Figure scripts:

○ ○ ○ ○ ○

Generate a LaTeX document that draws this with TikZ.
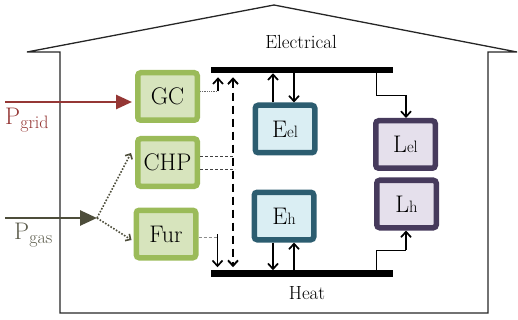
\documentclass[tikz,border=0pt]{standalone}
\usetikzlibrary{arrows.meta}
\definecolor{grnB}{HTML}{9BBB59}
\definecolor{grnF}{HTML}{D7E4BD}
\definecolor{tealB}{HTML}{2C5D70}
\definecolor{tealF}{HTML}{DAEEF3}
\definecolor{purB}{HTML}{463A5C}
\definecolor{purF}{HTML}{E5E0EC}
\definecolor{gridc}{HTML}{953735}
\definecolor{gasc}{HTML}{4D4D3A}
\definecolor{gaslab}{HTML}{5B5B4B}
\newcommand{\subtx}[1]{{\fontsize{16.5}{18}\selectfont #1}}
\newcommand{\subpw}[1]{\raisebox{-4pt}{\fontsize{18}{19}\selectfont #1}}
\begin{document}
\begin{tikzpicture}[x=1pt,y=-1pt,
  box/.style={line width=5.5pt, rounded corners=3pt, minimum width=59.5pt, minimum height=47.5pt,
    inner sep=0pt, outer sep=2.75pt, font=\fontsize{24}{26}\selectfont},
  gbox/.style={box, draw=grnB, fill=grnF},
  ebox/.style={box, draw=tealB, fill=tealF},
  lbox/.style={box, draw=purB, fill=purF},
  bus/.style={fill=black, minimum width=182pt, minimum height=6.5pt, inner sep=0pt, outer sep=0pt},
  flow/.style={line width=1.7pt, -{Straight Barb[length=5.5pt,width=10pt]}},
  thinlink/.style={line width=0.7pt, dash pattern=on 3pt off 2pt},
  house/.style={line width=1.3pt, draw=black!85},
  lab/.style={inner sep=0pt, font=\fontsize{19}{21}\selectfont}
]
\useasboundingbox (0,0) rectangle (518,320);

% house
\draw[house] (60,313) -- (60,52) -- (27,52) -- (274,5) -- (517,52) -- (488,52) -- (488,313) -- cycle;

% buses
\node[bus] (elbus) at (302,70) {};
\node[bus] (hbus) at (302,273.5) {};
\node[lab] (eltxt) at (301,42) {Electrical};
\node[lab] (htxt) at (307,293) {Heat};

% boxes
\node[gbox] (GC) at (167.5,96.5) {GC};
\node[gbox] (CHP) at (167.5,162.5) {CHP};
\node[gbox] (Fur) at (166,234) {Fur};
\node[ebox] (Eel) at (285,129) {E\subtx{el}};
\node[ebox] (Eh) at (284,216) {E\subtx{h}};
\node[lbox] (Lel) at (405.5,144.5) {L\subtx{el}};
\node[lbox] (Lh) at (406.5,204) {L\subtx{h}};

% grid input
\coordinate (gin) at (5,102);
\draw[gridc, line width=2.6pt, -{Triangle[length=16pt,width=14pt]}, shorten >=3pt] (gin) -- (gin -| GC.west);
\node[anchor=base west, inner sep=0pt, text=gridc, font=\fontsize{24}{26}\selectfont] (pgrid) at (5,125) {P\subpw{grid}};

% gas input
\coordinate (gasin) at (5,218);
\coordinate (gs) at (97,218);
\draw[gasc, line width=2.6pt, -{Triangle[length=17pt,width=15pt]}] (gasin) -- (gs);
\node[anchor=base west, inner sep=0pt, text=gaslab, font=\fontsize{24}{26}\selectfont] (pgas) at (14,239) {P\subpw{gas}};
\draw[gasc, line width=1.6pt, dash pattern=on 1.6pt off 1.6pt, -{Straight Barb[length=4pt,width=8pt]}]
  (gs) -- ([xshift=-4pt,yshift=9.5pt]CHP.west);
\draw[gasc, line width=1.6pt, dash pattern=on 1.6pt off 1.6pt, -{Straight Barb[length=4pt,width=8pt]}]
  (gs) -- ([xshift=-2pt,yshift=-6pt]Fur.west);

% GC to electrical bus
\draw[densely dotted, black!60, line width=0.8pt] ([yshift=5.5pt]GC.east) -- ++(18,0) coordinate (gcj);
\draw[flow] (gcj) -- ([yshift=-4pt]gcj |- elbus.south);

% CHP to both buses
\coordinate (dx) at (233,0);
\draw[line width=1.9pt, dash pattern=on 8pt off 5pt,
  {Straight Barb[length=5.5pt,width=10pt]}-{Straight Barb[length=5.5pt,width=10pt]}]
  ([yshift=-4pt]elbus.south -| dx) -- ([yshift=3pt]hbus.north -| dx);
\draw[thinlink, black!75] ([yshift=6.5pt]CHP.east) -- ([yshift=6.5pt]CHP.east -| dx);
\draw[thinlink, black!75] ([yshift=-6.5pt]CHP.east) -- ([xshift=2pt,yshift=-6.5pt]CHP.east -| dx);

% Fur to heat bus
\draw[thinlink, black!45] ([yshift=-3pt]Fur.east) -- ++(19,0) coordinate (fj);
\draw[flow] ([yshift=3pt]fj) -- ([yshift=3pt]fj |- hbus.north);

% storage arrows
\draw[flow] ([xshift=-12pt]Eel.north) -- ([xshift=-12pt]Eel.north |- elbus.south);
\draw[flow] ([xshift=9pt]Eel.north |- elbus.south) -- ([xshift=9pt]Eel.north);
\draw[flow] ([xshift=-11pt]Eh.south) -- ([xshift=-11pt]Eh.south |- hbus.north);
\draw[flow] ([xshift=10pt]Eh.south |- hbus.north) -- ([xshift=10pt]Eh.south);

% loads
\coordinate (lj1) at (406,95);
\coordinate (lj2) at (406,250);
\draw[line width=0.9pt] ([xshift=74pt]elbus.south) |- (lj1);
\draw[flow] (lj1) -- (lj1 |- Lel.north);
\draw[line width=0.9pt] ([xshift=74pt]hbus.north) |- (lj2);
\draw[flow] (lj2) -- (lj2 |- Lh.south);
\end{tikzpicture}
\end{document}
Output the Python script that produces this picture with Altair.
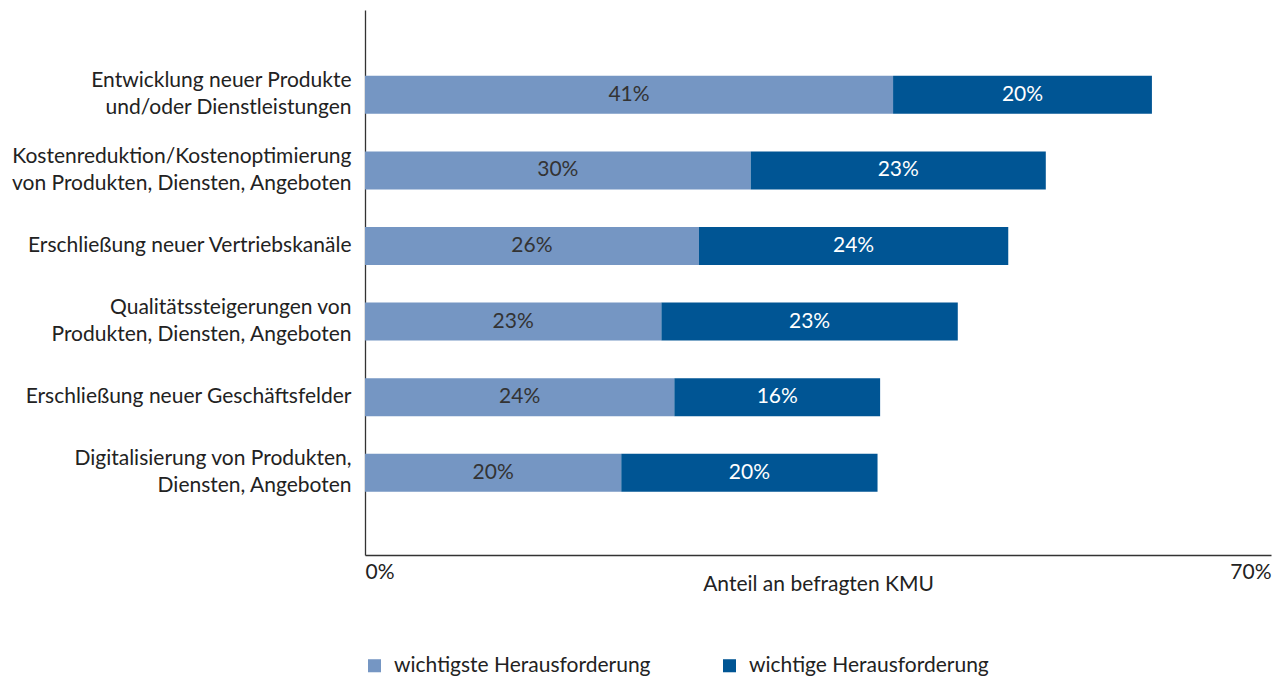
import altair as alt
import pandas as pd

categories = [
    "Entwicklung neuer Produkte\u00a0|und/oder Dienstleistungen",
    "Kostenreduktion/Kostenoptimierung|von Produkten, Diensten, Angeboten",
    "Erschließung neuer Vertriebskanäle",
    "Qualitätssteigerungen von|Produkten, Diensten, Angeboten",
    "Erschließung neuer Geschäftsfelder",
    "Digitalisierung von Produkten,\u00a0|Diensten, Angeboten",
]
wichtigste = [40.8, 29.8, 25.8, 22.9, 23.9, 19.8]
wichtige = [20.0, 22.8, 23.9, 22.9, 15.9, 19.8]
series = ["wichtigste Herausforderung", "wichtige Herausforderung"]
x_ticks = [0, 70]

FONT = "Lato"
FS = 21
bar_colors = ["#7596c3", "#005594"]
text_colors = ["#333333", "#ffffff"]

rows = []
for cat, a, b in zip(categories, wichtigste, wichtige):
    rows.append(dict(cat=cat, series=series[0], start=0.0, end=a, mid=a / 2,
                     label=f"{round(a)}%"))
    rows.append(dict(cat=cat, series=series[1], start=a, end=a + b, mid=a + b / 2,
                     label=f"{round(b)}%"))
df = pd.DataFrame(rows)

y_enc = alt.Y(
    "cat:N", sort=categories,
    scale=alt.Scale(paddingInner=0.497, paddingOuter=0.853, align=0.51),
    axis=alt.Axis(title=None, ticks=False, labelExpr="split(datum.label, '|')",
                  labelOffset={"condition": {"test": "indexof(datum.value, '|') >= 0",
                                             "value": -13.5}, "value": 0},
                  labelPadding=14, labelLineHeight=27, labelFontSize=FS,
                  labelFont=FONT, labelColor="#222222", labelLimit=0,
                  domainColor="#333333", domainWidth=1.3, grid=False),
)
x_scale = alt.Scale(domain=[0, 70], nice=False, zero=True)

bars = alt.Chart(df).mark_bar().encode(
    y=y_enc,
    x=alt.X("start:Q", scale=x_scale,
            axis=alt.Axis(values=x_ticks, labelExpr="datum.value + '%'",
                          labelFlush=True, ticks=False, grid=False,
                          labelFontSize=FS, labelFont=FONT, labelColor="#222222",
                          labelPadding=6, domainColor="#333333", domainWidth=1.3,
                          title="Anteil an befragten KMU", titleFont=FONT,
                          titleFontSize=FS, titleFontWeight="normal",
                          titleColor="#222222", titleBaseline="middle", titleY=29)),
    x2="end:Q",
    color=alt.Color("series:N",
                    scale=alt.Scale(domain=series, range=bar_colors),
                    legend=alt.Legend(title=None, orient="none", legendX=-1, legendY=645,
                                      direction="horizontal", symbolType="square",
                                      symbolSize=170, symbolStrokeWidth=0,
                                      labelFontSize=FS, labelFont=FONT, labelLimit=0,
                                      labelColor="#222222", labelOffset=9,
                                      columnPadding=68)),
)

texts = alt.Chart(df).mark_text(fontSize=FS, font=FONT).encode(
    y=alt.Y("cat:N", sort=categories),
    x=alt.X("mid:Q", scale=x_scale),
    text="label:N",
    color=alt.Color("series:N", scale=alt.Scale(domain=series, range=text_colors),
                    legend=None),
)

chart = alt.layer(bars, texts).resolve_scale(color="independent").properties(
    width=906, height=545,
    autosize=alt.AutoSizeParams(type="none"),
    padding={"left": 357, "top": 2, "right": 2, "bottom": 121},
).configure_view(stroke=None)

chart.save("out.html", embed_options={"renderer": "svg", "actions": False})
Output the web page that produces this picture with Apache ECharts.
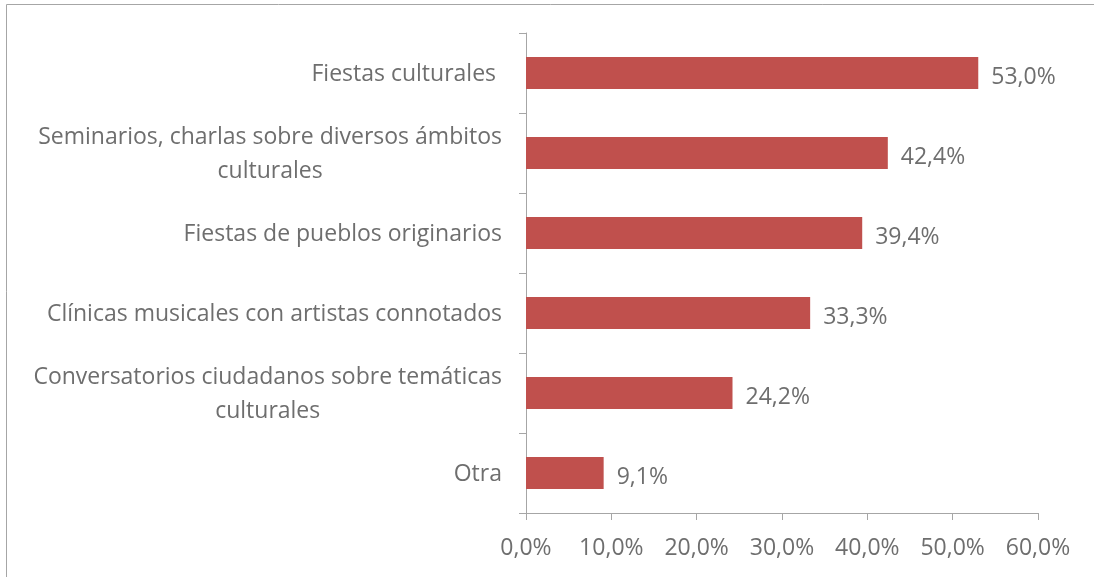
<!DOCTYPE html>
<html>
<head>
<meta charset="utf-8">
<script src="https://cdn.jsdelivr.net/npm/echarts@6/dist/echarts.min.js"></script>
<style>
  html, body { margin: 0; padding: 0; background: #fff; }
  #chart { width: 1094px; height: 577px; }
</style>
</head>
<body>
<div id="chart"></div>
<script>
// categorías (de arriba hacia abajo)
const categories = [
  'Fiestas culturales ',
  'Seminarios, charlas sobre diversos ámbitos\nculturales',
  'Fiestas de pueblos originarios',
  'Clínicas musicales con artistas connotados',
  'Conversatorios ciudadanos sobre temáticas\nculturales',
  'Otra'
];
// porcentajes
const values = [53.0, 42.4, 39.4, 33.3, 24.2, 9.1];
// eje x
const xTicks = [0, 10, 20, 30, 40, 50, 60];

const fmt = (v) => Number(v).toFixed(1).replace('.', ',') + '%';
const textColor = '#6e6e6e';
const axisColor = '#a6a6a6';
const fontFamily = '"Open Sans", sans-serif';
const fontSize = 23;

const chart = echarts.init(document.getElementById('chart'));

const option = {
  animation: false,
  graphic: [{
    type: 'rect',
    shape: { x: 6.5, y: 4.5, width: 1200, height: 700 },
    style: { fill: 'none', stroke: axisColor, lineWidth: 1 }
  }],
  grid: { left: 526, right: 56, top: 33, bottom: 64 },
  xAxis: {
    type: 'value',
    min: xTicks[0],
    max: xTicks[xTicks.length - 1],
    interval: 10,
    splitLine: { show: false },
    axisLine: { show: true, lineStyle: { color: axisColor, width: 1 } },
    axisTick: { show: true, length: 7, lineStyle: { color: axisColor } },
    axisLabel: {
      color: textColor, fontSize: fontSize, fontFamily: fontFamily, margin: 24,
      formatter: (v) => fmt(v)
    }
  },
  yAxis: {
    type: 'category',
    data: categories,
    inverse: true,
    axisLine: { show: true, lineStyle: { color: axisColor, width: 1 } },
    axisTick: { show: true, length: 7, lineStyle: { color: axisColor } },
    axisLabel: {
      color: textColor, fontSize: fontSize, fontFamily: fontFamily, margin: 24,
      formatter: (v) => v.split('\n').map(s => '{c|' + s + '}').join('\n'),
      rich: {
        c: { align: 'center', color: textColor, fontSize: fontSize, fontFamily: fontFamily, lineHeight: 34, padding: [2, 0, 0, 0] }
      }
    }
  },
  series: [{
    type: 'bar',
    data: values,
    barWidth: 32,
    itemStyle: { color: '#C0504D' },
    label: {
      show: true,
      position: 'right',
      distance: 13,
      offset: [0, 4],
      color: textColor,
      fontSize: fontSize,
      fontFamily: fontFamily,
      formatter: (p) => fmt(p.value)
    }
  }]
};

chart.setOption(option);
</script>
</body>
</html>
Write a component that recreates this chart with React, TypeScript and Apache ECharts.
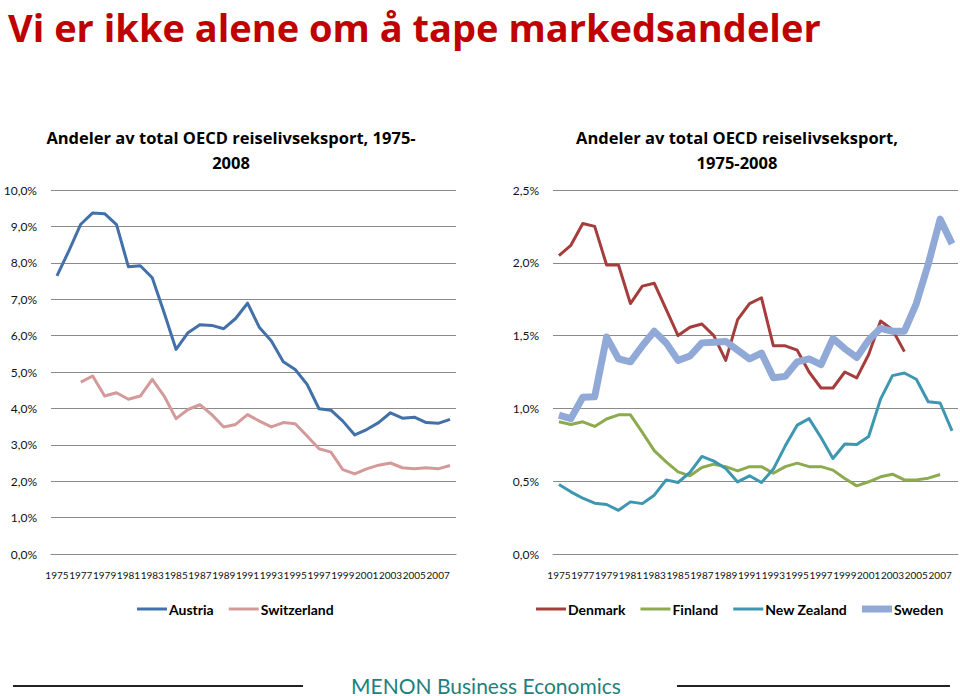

○ ○ ○ ○ ○

The exercise: Exactly and only the lines from the top of the records down to the line containing "(htxt) at (307,293)" should be transcribed, please, without the pictures.

Solution to the problem:
Generate a LaTeX document that draws this with TikZ.
\documentclass[tikz,border=0pt]{standalone}
\usetikzlibrary{arrows.meta}
\definecolor{grnB}{HTML}{9BBB59}
\definecolor{grnF}{HTML}{D7E4BD}
\definecolor{tealB}{HTML}{2C5D70}
\definecolor{tealF}{HTML}{DAEEF3}
\definecolor{purB}{HTML}{463A5C}
\definecolor{purF}{HTML}{E5E0EC}
\definecolor{gridc}{HTML}{953735}
\definecolor{gasc}{HTML}{4D4D3A}
\definecolor{gaslab}{HTML}{5B5B4B}
\newcommand{\subtx}[1]{{\fontsize{16.5}{18}\selectfont #1}}
\newcommand{\subpw}[1]{\raisebox{-4pt}{\fontsize{18}{19}\selectfont #1}}
\begin{document}
\begin{tikzpicture}[x=1pt,y=-1pt,
  box/.style={line width=5.5pt, rounded corners=3pt, minimum width=59.5pt, minimum height=47.5pt,
    inner sep=0pt, outer sep=2.75pt, font=\fontsize{24}{26}\selectfont},
  gbox/.style={box, draw=grnB, fill=grnF},
  ebox/.style={box, draw=tealB, fill=tealF},
  lbox/.style={box, draw=purB, fill=purF},
  bus/.style={fill=black, minimum width=182pt, minimum height=6.5pt, inner sep=0pt, outer sep=0pt},
  flow/.style={line width=1.7pt, -{Straight Barb[length=5.5pt,width=10pt]}},
  thinlink/.style={line width=0.7pt, dash pattern=on 3pt off 2pt},
  house/.style={line width=1.3pt, draw=black!85},
  lab/.style={inner sep=0pt, font=\fontsize{19}{21}\selectfont}
]
\useasboundingbox (0,0) rectangle (518,320);

% house
\draw[house] (60,313) -- (60,52) -- (27,52) -- (274,5) -- (517,52) -- (488,52) -- (488,313) -- cycle;

% buses
\node[bus] (elbus) at (302,70) {};
\node[bus] (hbus) at (302,273.5) {};
\node[lab] (eltxt) at (301,42) {Electrical};
\node[lab] (htxt) at (307,293) {Heat};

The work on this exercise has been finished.